Repeat the data word for word. Do not include the pictures.

begin DATA EXTRACT

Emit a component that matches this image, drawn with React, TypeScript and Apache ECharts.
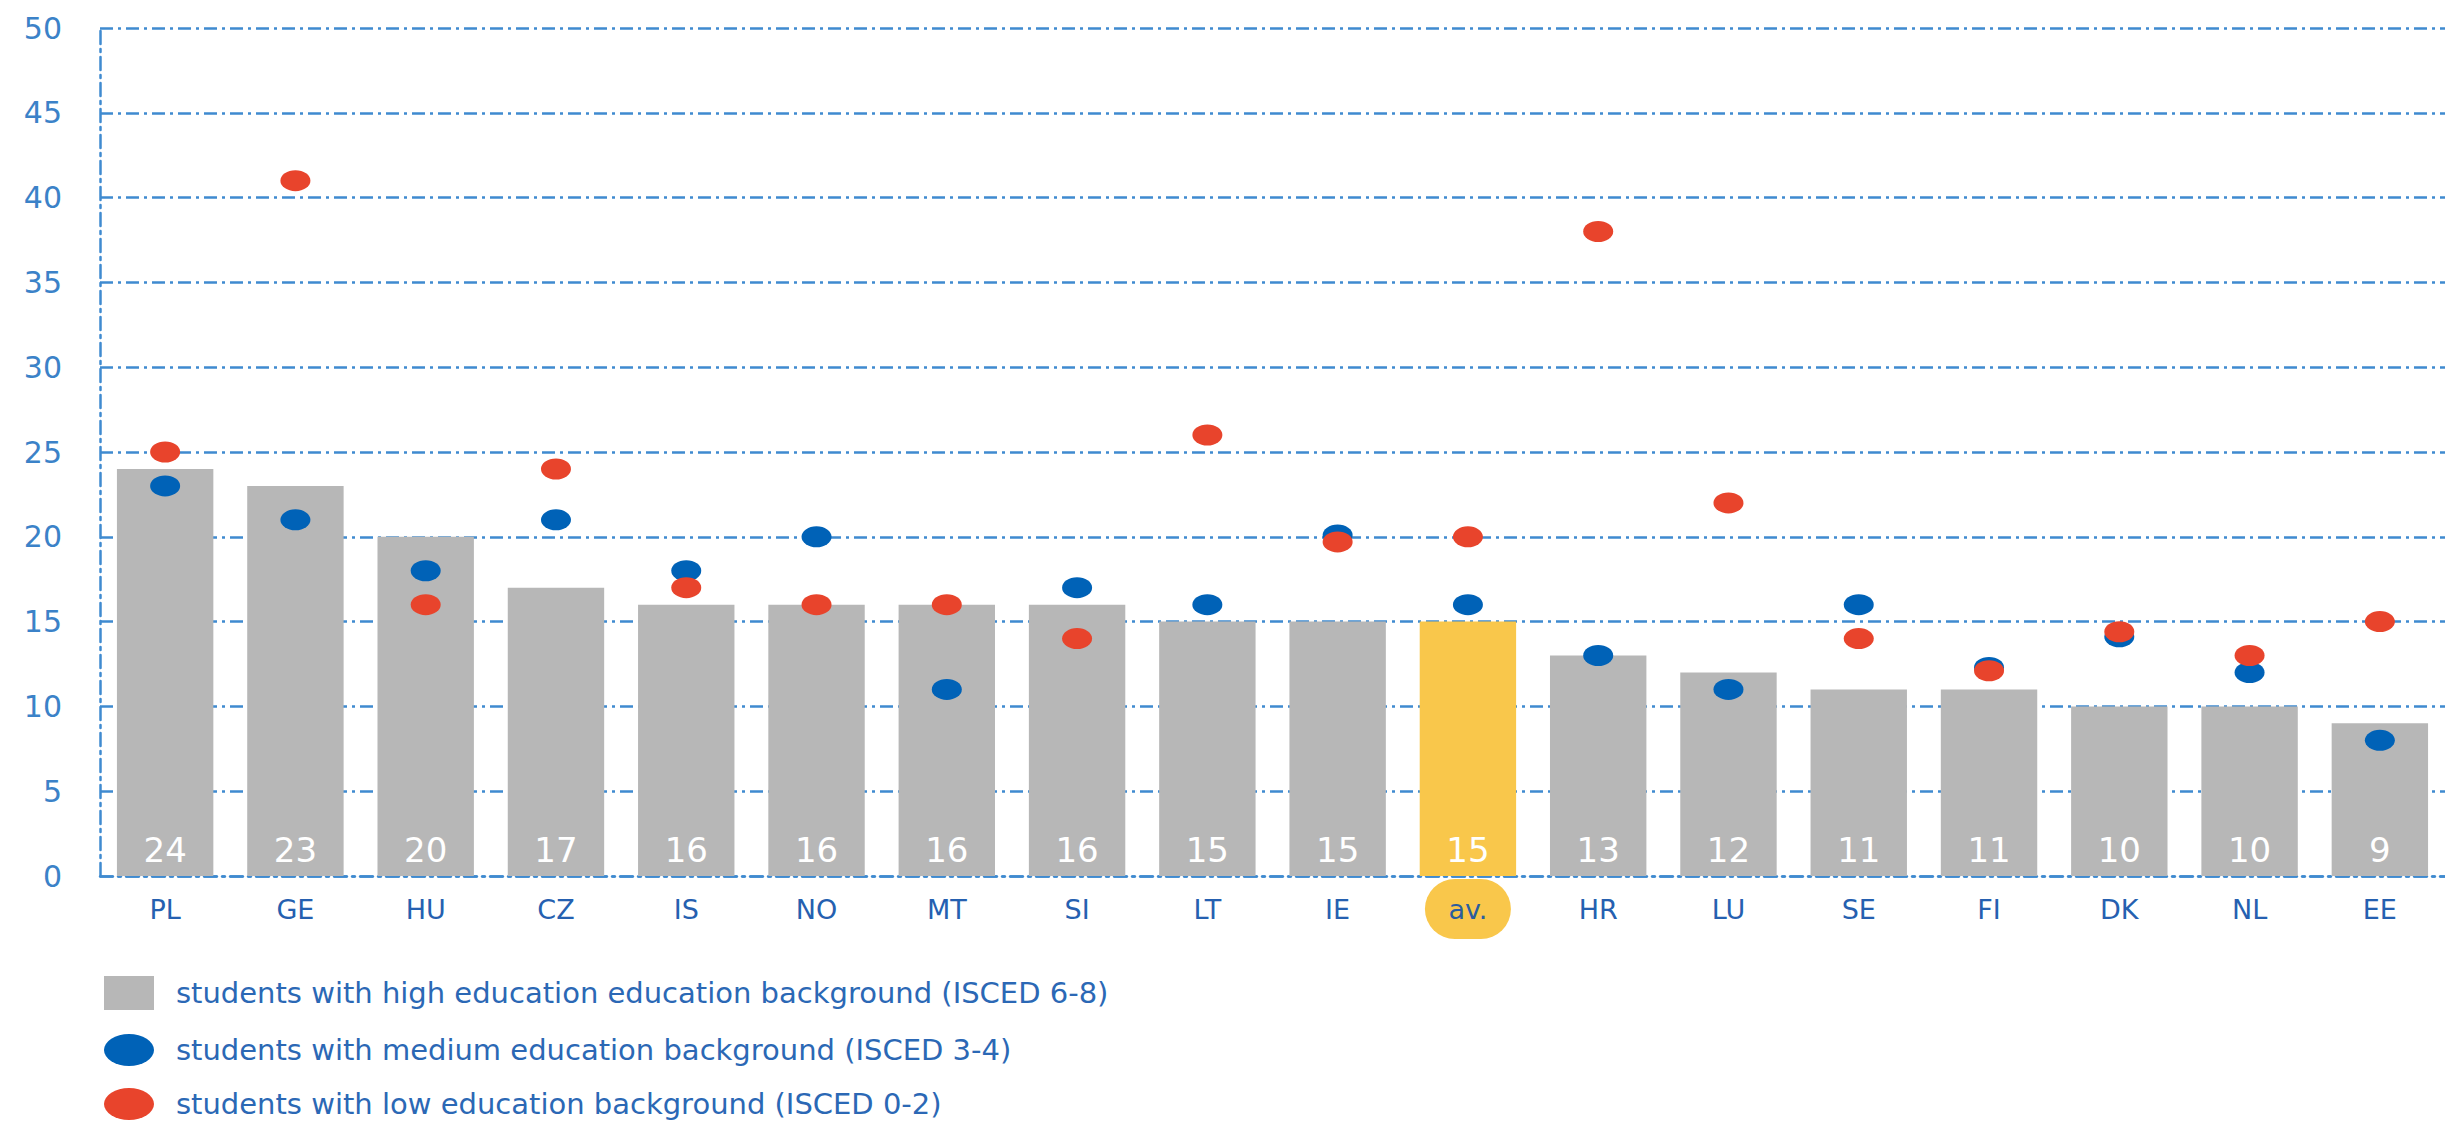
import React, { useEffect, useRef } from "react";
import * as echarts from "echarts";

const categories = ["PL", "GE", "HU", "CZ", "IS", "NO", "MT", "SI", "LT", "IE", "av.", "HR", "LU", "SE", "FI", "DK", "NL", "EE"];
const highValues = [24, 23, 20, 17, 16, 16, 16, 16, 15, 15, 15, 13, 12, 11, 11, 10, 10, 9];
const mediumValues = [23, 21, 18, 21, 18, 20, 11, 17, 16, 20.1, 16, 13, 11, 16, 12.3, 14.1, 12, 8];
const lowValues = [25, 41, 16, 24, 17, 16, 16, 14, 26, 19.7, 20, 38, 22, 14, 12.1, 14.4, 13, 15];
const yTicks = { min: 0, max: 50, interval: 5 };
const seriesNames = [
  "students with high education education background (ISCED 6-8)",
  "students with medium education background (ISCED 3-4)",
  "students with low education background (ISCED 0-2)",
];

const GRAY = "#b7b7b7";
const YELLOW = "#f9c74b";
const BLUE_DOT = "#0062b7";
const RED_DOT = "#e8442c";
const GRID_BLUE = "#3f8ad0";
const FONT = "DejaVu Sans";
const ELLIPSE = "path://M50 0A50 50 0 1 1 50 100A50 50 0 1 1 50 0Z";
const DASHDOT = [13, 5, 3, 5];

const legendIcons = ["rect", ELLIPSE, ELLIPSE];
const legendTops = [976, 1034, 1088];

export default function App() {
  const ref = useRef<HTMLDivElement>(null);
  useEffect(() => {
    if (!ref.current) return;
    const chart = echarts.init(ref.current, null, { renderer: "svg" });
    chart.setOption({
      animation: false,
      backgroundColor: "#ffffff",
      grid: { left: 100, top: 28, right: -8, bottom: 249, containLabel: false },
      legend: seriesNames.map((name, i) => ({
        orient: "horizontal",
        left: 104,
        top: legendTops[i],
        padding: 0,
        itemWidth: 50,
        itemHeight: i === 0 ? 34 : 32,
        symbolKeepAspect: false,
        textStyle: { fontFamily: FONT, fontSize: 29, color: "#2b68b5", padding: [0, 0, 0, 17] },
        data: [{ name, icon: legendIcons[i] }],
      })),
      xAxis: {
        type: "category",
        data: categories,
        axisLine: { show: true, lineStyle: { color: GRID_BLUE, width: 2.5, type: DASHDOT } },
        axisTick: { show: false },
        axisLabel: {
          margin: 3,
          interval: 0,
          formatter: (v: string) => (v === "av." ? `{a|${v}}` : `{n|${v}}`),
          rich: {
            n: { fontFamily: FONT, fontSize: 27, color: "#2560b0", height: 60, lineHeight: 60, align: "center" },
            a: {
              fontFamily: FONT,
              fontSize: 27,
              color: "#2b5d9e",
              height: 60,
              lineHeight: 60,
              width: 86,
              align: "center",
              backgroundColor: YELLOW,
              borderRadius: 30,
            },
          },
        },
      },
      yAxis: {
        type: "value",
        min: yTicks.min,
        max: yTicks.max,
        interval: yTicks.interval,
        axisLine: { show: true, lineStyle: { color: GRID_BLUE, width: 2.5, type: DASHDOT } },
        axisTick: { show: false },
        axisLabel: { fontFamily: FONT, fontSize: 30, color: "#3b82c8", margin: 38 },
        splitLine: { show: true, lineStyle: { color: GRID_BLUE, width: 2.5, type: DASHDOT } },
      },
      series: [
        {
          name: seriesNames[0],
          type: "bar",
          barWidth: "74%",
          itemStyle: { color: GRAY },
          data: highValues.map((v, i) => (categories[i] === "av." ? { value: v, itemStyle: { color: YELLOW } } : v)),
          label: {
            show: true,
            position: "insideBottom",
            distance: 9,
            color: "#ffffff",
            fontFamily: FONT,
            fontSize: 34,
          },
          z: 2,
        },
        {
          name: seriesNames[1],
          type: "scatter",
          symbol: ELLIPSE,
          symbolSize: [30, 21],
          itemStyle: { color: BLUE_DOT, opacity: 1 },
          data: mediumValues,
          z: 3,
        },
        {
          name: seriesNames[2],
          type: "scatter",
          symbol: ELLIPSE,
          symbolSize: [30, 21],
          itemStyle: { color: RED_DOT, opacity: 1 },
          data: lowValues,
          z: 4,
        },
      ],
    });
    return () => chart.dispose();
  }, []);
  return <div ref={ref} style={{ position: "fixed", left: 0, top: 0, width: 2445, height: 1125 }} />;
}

end DATA EXTRACT

■ EXERCISE OUTPUT ■
Emit a component that matches this image, drawn with React, TypeScript and Apache ECharts.
import React, { useEffect, useRef } from "react";
import * as echarts from "echarts";

const categories = ["PL", "GE", "HU", "CZ", "IS", "NO", "MT", "SI", "LT", "IE", "av.", "HR", "LU", "SE", "FI", "DK", "NL", "EE"];
const highValues = [24, 23, 20, 17, 16, 16, 16, 16, 15, 15, 15, 13, 12, 11, 11, 10, 10, 9];
const mediumValues = [23, 21, 18, 21, 18, 20, 11, 17, 16, 20.1, 16, 13, 11, 16, 12.3, 14.1, 12, 8];
const lowValues = [25, 41, 16, 24, 17, 16, 16, 14, 26, 19.7, 20, 38, 22, 14, 12.1, 14.4, 13, 15];
const yTicks = { min: 0, max: 50, interval: 5 };
const seriesNames = [
  "students with high education education background (ISCED 6-8)",
  "students with medium education background (ISCED 3-4)",
  "students with low education background (ISCED 0-2)",
];

const GRAY = "#b7b7b7";
const YELLOW = "#f9c74b";
const BLUE_DOT = "#0062b7";
const RED_DOT = "#e8442c";
const GRID_BLUE = "#3f8ad0";
const FONT = "DejaVu Sans";
const ELLIPSE = "path://M50 0A50 50 0 1 1 50 100A50 50 0 1 1 50 0Z";
const DASHDOT = [13, 5, 3, 5];

const legendIcons = ["rect", ELLIPSE, ELLIPSE];
const legendTops = [976, 1034, 1088];

export default function App() {
  const ref = useRef<HTMLDivElement>(null);
  useEffect(() => {
    if (!ref.current) return;
    const chart = echarts.init(ref.current, null, { renderer: "svg" });
    chart.setOption({
      animation: false,
      backgroundColor: "#ffffff",
      grid: { left: 100, top: 28, right: -8, bottom: 249, containLabel: false },
      legend: seriesNames.map((name, i) => ({
        orient: "horizontal",
        left: 104,
        top: legendTops[i],
        padding: 0,
        itemWidth: 50,
        itemHeight: i === 0 ? 34 : 32,
        symbolKeepAspect: false,
        textStyle: { fontFamily: FONT, fontSize: 29, color: "#2b68b5", padding: [0, 0, 0, 17] },
        data: [{ name, icon: legendIcons[i] }],
      })),
      xAxis: {
        type: "category",
        data: categories,
        axisLine: { show: true, lineStyle: { color: GRID_BLUE, width: 2.5, type: DASHDOT } },
        axisTick: { show: false },
        axisLabel: {
          margin: 3,
          interval: 0,
          formatter: (v: string) => (v === "av." ? `{a|${v}}` : `{n|${v}}`),
          rich: {
            n: { fontFamily: FONT, fontSize: 27, color: "#2560b0", height: 60, lineHeight: 60, align: "center" },
            a: {
              fontFamily: FONT,
              fontSize: 27,
              color: "#2b5d9e",
              height: 60,
              lineHeight: 60,
              width: 86,
              align: "center",
              backgroundColor: YELLOW,
              borderRadius: 30,
            },
          },
        },
      },
      yAxis: {
        type: "value",
        min: yTicks.min,
        max: yTicks.max,
        interval: yTicks.interval,
        axisLine: { show: true, lineStyle: { color: GRID_BLUE, width: 2.5, type: DASHDOT } },
        axisTick: { show: false },
        axisLabel: { fontFamily: FONT, fontSize: 30, color: "#3b82c8", margin: 38 },
        splitLine: { show: true, lineStyle: { color: GRID_BLUE, width: 2.5, type: DASHDOT } },
      },
      series: [
        {
          name: seriesNames[0],
          type: "bar",
          barWidth: "74%",
          itemStyle: { color: GRAY },
          data: highValues.map((v, i) => (categories[i] === "av." ? { value: v, itemStyle: { color: YELLOW } } : v)),
          label: {
            show: true,
            position: "insideBottom",
            distance: 9,
            color: "#ffffff",
            fontFamily: FONT,
            fontSize: 34,
          },
          z: 2,
        },
        {
          name: seriesNames[1],
          type: "scatter",
          symbol: ELLIPSE,
          symbolSize: [30, 21],
          itemStyle: { color: BLUE_DOT, opacity: 1 },
          data: mediumValues,
          z: 3,
        },
        {
          name: seriesNames[2],
          type: "scatter",
          symbol: ELLIPSE,
          symbolSize: [30, 21],
          itemStyle: { color: RED_DOT, opacity: 1 },
          data: lowValues,
          z: 4,
        },
      ],
    });
    return () => chart.dispose();
  }, []);
  return <div ref={ref} style={{ position: "fixed", left: 0, top: 0, width: 2445, height: 1125 }} />;
}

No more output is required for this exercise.